Review: Ali G Indahouse
2 out of 5 stars
Before there was Borat, there was Ali G.
Released in 2002, Ali G Indahouse was the first of three films featuring the three characters from Sacha Baron Cohen's TV series, Da Ali G Show--the other two films being 2006's Borat: Cultural Learnings of America for Make Benefit Glorious Nation of Kazakhstan and 2009's Brüno. Unlike the latter two films, which used the unscripted man-on-the-street format of the TV show, Ali G Indahouse suffers from using a script.

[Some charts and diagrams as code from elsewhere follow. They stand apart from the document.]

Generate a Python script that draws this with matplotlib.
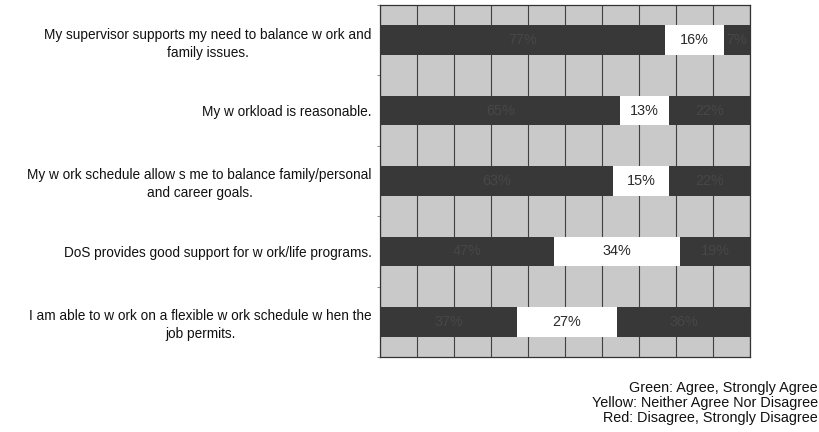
import numpy as np
import matplotlib
matplotlib.use('Agg')
import matplotlib.pyplot as plt

plt.rcParams['font.family'] = ['Liberation Sans', 'DejaVu Sans']

# survey items, listed top to bottom
items = [
    "My supervisor supports my need to balance w ork and\nfamily issues.",
    "My w orkload is reasonable.",
    "My w ork schedule allow s me to balance family/personal\nand career goals.",
    "DoS provides good support for w ork/life programs.",
    "I am able to w ork on a flexible w ork schedule w hen the\njob permits.",
]
agree = [77, 65, 63, 47, 37]
neither = [16, 13, 15, 34, 27]
disagree = [7, 22, 22, 19, 36]

legend_lines = [
    "Green: Agree, Strongly Agree",
    "Yellow: Neither Agree Nor Disagree",
    "Red: Disagree, Strongly Disagree",
]

DARK = '#383838'
BG = '#c9c9c9'

fig = plt.figure(figsize=(8.2, 4.32), dpi=100)
ax = fig.add_axes([380 / 820, 1 - 357 / 432, 370 / 820, 352 / 432])
ax.set_facecolor(BG)

y = np.arange(len(items))
h = 0.42
left = np.zeros(len(items))
for vals, color, txt in [(agree, DARK, '#474747'),
                         (neither, 'white', '#2a2a2a'),
                         (disagree, DARK, '#474747')]:
    bars = ax.barh(y, vals, left=left, height=h, color=color,
                   edgecolor='none', zorder=3)
    for b, v in zip(bars, vals):
        ax.text(b.get_x() + b.get_width() / 2, b.get_y() + b.get_height() / 2,
                f"{v}%", ha='center', va='center', fontsize=10.4,
                color=txt, zorder=4)
    left += np.array(vals)

ax.set_xlim(0, 100)
ax.set_ylim(len(items) - 0.5, -0.5)
ax.set_xticks(np.arange(0, 101, 10))
ax.set_xticklabels([])
ax.tick_params(axis='x', length=0)
ax.grid(True, axis='x', color='#404040', linewidth=0.8, zorder=1)

# category labels, small ticks on the category boundaries
ax.set_yticks(y)
ax.set_yticklabels(items, fontsize=9.8, multialignment='center',
                   linespacing=1.35, color='#111111')
ax.tick_params(axis='y', length=0, pad=6)
ax.set_yticks(np.arange(len(items) + 1) - 0.5, minor=True)
ax.tick_params(axis='y', which='minor', length=2.5, color='#777777')

for sp in ax.spines.values():
    sp.set_color('#333333')
    sp.set_linewidth(0.9)

for i, line in enumerate(legend_lines):
    fig.text(818 / 820, 1 - (388 + 15 * i) / 432, line, ha='right',
             va='center', fontsize=10.4, color='#111111')

fig.savefig('out.png', dpi=100)
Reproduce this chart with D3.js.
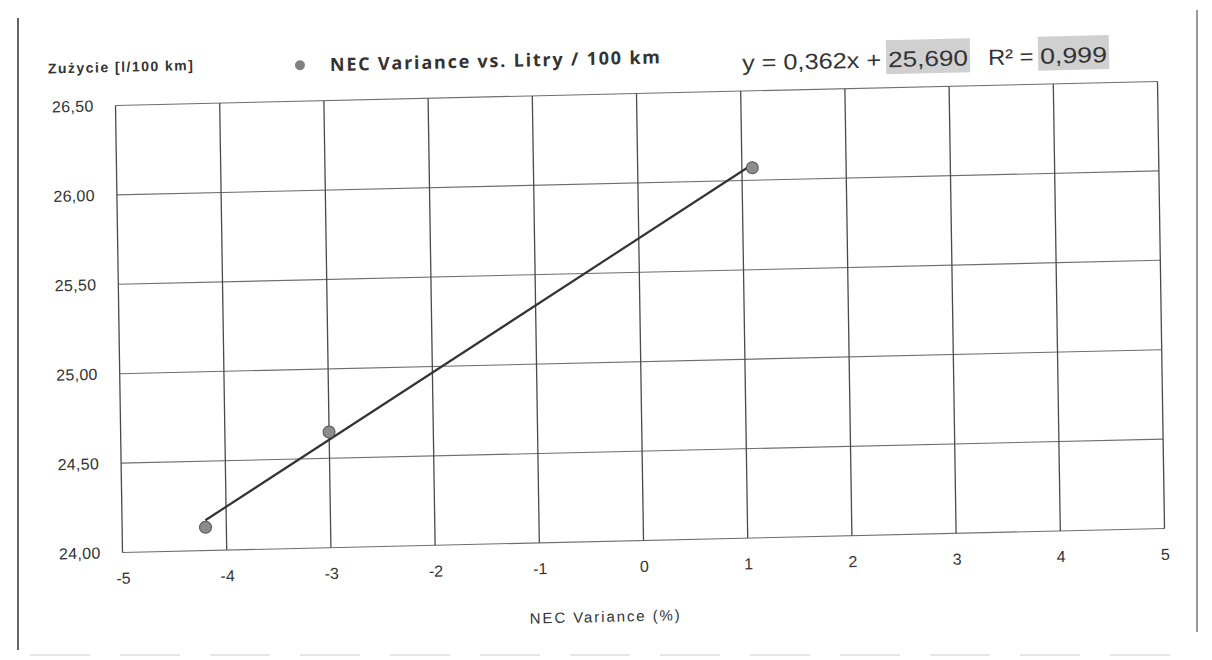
<!DOCTYPE html>
<html>
<head>
<meta charset="utf-8">
<script src="https://cdn.jsdelivr.net/npm/d3@7"></script>
<style>
  body { margin: 0; background: #fff; }
  svg { display: block; }
  text { font-family: "Liberation Sans", Arial, sans-serif; fill: #333; white-space: pre; }
</style>
</head>
<body>
<svg id="svg" width="1212" height="660"></svg>
<script>
// data
const xValues = [-4.2, -3, 1.1];
const yValues = [24.13, 24.647, 26.07];
const xTicks = [-5, -4, -3, -2, -1, 0, 1, 2, 3, 4, 5];
const yTicks = [24.0, 24.5, 25.0, 25.5, 26.0, 26.5];
const trendCoef = [0.362, 25.690];   // slope, intercept
const rSquared = [0.999];
const seriesName = ['NEC Variance vs. Litry / 100 km'];
const axisTitles = ['NEC Variance (%)', 'Zużycie [l/100 km]'];

(() => {
  const width = 1212, height = 660;
  const plot = { left: 119, right: 1161, top: 93.5, bottom: 540.5 };
  const fmt = v => d3.format('.2f')(v).replace('.', ',');
  const fmt3 = v => d3.format('.3f')(v).replace('.', ',');
  const fmtInt = v => String(v);   // plain hyphen, not the unicode minus

  let svg = d3.select('#svg');

  // scan edges of the printed page
  svg.append('line').attr('x1', 18).attr('x2', 18).attr('y1', 18).attr('y2', 650)
    .attr('stroke', '#333').attr('stroke-width', 1.5);
  svg.append('line').attr('x1', 1197).attr('x2', 1197).attr('y1', 10).attr('y2', 632)
    .attr('stroke', '#555').attr('stroke-width', 1.2);
  svg.append('line').attr('x1', 30).attr('x2', 1190).attr('y1', 655).attr('y2', 655)
    .attr('stroke', '#ccc').attr('stroke-dasharray', '60 30');

  // the sheet is slightly skewed in the scan (around 640,317)
  const a = 0.0157, b = -0.023;
  let g = svg.append('g')
    .attr('transform', `matrix(1, ${b}, ${a}, 1, ${-a * 317}, ${-b * 640})`);

  let xScale = d3.scaleLinear().domain([-5, 5]).range([plot.left, plot.right]);
  let yScale = d3.scaleLinear().domain([24, 26.5]).range([plot.bottom, plot.top]);

  // grid
  let grid = g.append('g');
  grid.selectAll('.hgrid')
    .data(yTicks)
    .enter()
    .append('line')
    .attr('class', 'hgrid')
    .attr('x1', plot.left).attr('x2', plot.right)
    .attr('y1', d => yScale(d)).attr('y2', d => yScale(d))
    .attr('stroke', '#6e6e6e').attr('stroke-width', 1.1);
  grid.selectAll('.vgrid')
    .data(xTicks)
    .enter()
    .append('line')
    .attr('class', 'vgrid')
    .attr('x1', d => xScale(d)).attr('x2', d => xScale(d))
    .attr('y1', plot.top).attr('y2', plot.bottom)
    .attr('stroke', '#4a4a4a').attr('stroke-width', 1.3);

  // axes (labels only, like the Excel print)
  let xAxis = g.append('g')
    .attr('transform', `translate(0, ${plot.bottom + 17})`)
    .call(d3.axisBottom(xScale).tickValues(xTicks).tickSize(0).tickFormat(fmtInt));
  xAxis.select('.domain').remove();
  xAxis.selectAll('text')
    .attr('font-size', 16).attr('fill', '#3a3a3a')
    .style('font-family', '"Liberation Sans", Arial, sans-serif');

  let yAxis = g.append('g')
    .attr('transform', `translate(${plot.left - 19}, 0)`)
    .call(d3.axisLeft(yScale).tickValues(yTicks).tickSize(0).tickFormat(fmt));
  yAxis.select('.domain').remove();
  yAxis.selectAll('text')
    .attr('font-size', 16).attr('fill', '#3a3a3a').attr('letter-spacing', 0.3)
    .style('font-family', '"Liberation Sans", Arial, sans-serif');

  // trend line
  let trend = x => trendCoef[0] * x + trendCoef[1];
  let xr = d3.extent(xValues);
  g.append('line')
    .attr('x1', xScale(xr[0])).attr('y1', yScale(trend(xr[0])))
    .attr('x2', xScale(xr[1])).attr('y2', yScale(trend(xr[1])))
    .attr('stroke', '#333').attr('stroke-width', 2.2);

  // points
  g.selectAll('.pt')
    .data(xValues.map((x, i) => ({ x: x, y: yValues[i] })))
    .enter()
    .append('circle')
    .attr('class', 'pt')
    .attr('cx', d => xScale(d.x))
    .attr('cy', d => yScale(d.y))
    .attr('r', 6)
    .attr('fill', '#8c8c8c')
    .attr('stroke', '#555')
    .attr('stroke-width', 1);

  // axis titles
  g.append('text')
    .attr('x', 600).attr('y', 621)
    .attr('text-anchor', 'middle')
    .attr('font-size', 15)
    .attr('textLength', 150)
    .attr('fill', '#3a3a3a')
    .text(axisTitles[0]);

  g.append('text')
    .attr('x', 52).attr('y', 60)
    .attr('font-size', 14)
    .attr('font-weight', 'bold')
    .attr('textLength', 145)
    .attr('fill', '#444')
    .text(axisTitles[1]);

  // legend
  g.append('circle')
    .attr('cx', 304).attr('cy', 57.5).attr('r', 5)
    .attr('fill', '#808080');
  g.append('text')
    .attr('x', 334).attr('y', 64)
    .attr('font-size', 18)
    .attr('font-weight', 'bold')
    .attr('textLength', 330)
    .attr('fill', '#333')
    .style('font-family', '"Open Sans", "Noto Sans", sans-serif')
    .text(seriesName[0]);

  // equation with the highlighted numbers
  let eq = g.append('g').attr('transform', 'translate(746, 73)');
  let parts = [
    { t: `y = ${fmt3(trendCoef[0])}x + `, w: 146, hl: false },
    { t: fmt3(trendCoef[1]), w: 80, hl: true, gap: 0 },
    { t: 'R² = ', w: 52, hl: false, gap: 20 },
    { t: fmt3(rSquared[0]), w: 67, hl: true, gap: 0 }
  ];
  let cx = 0;
  parts.forEach(p => {
    cx += p.gap || 0;
    if (p.hl) {
      eq.append('rect')
        .attr('x', cx - 2).attr('y', -27)
        .attr('width', p.w + 4).attr('height', 34)
        .attr('fill', '#d0d0d0');
    }
    eq.append('text')
      .attr('x', cx).attr('y', 0)
      .attr('font-size', 22)
      .attr('textLength', p.w)
      .attr('lengthAdjust', 'spacingAndGlyphs')
      .attr('fill', '#2a2a2a')
      .text(p.t);
    cx += p.w;
  });
})();
</script>
</body>
</html>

The story is mostly contrived. Alistair Leslie Graham, who goes by his wannabe name, Ali G, is a white kid from the London suburb of Staines who wants desperately to be black. He lives with his grandma and has a girlfriend he calls Me Julie. When the government threatens to close down the center where he teaches a group of boy scouts how to be gangstas (scenes of wasted comedic potential), Ali G goes on a hunger strike outside Parliament to protest. The hunger strike quickly ends when the reporters covering the event tempt him with some KFC. Ali G is then recruited by a conniving Member of Parliament, David Carlton, to run for the representative from Staines. Carlton's plan is for Ali G to fail miserably, embarrassing the Prime Minister (Michael Gambon, Dumbledore from all but the first two Harry Potter films), causing the PM to be ousted in a no-confidence vote, clearing the way for Carlton to become PM. Contrary to Carlton's plans, however, Ali G proves to be wildly popular by "keeping it real." The PM's approval rating soars, and Ali G becomes the PM's adviser. Of course Carlton isn't going to sit by idly while this happens.
The movie falls back on lazy, juvenile humor. Most of the jokes are stillborn and fall flat. What made the TV show so wildly funny--playing off the character with interview subjects who weren't in on the joke--is completely absent from the movie. The movie does have some good moments, such as when Ali and the gang break into the PM's residence and have to break dance through an Entrapment-inspired security system criss-crossed with laser beams. And there is some funny commentary on modern society, such as when Ali has to clarify over the phone an indecipherable message he texted in shorthand.
But without an unwitting victim, Ali G just isn't very funny. Luckily Cohen learned his lesson from this film, and stuck to the format that made his show so funny in the inspired comedy Borat.